In the cirrhotic liver, liver regeneration is much less effective, and impairment of liver function is greater, may last longer, and may result in liver failure. Nonspecific postoperative surgical complications, such as abdominal infection, may trigger postoperative liver failure. In cirrhotic patients, portal hypertension is augmented and is related to the amount of parenchyma removed. The increase in portal hypertension also may be related to the increased risk of variceal bleeding. Although there is evidence that major hepatic resection can be performed safely in cirrhotic patients with Child’s A liver function, portal vein embolization may improve hepatic functional reserve in the remnant of the liver.

Infection

There is a serious risk of infection after liver resection in patients with biliary obstruction, especially in the presence of previous radiologic or endoscopic intubation and in cirrhotic patients.

SUMMARY

1. Noncirrhotic patients in whom clearance of tumor or removal of benign lesions can be obtained without compromising hepatic arterial and portal venous inflow, hepatic venous outflow, or biliary drainage to or from the remnant are suitable for hepatic resection.

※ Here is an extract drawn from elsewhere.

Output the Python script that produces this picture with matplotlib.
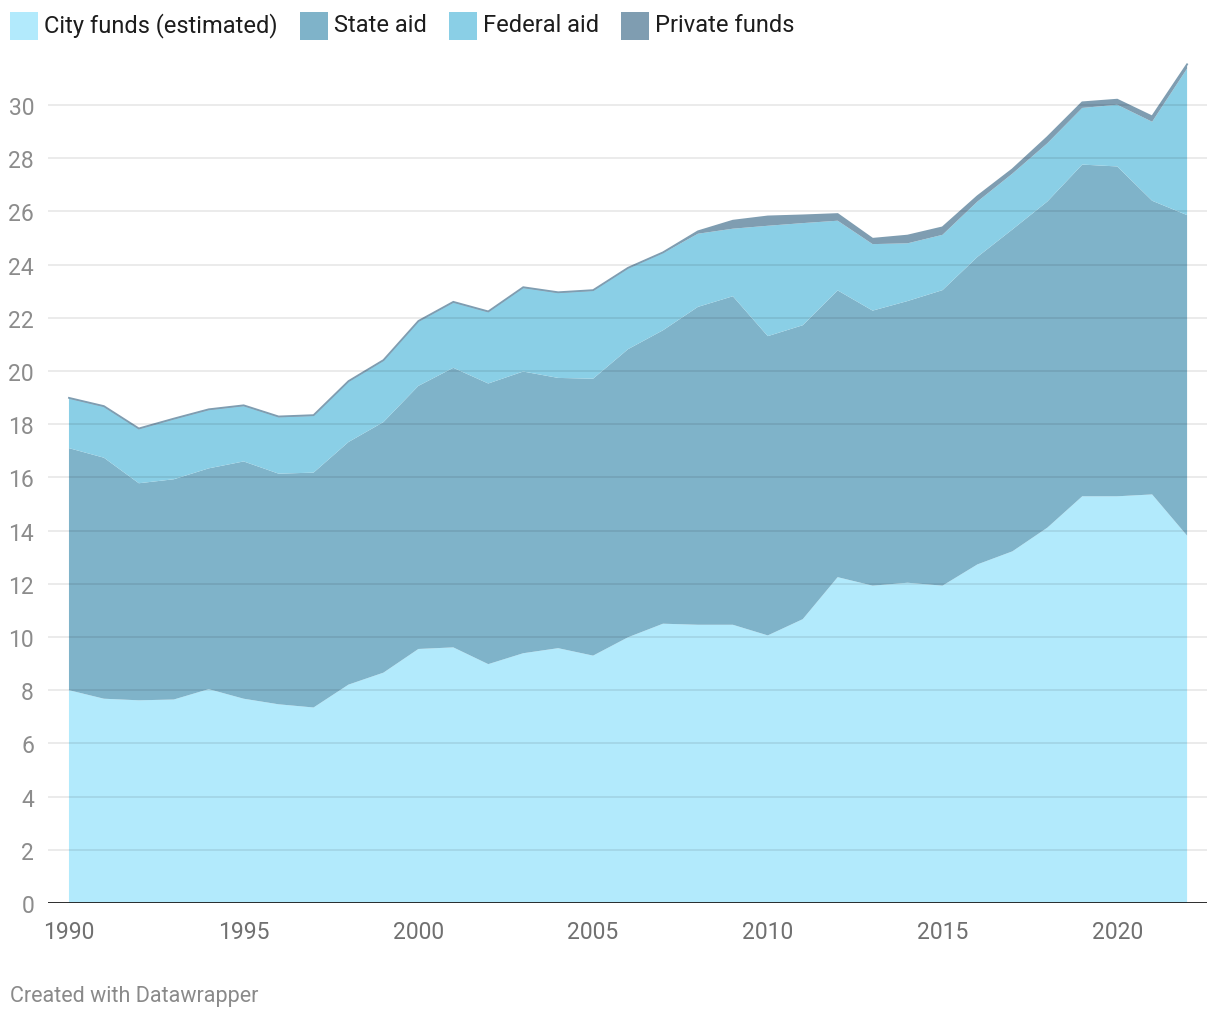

2. Cirrhotic patients with one or two tumors should be considered for resection. Resection is contraindicated in patients with multiple nodules. Liver function is the major risk factor, and resection should not be carried out in patients with a serum bilirubin greater than 2 mg/dL or in the presence of clinically detectable ascites. Evident portal hypertension is also a contraindication.

BASIC TECHNIQUES

ANATOMY AND CLASSIFICATION

The liver is divided into sectors that are formed from liver segments supplied by branches of the portal triads and drained by hepatic veins (see Chapter 1). Partial hepatectomy involves removal of one or more segments accomplished by isolation of the relevant portal pedicle, severance of the relevant hepatic veins, and removal of the associated liver tissue.

Essentially there are five types of major resection (Figs. 2-2 and 2-3). The nomenclature of these operations is based on the anatomic descriptions of Couinaud (1954, 1957) and Bismuth (1982) (Table 2-2). The alternative, more commonly used terminology of Goldsmith and Woodburne (1957) also is listed. A newer terminology has been proposed by the International Hepato-Pancreatico-Biliary Association (Strasberg et al., 2000), but it is not used in this text or in the narrative supporting the videos.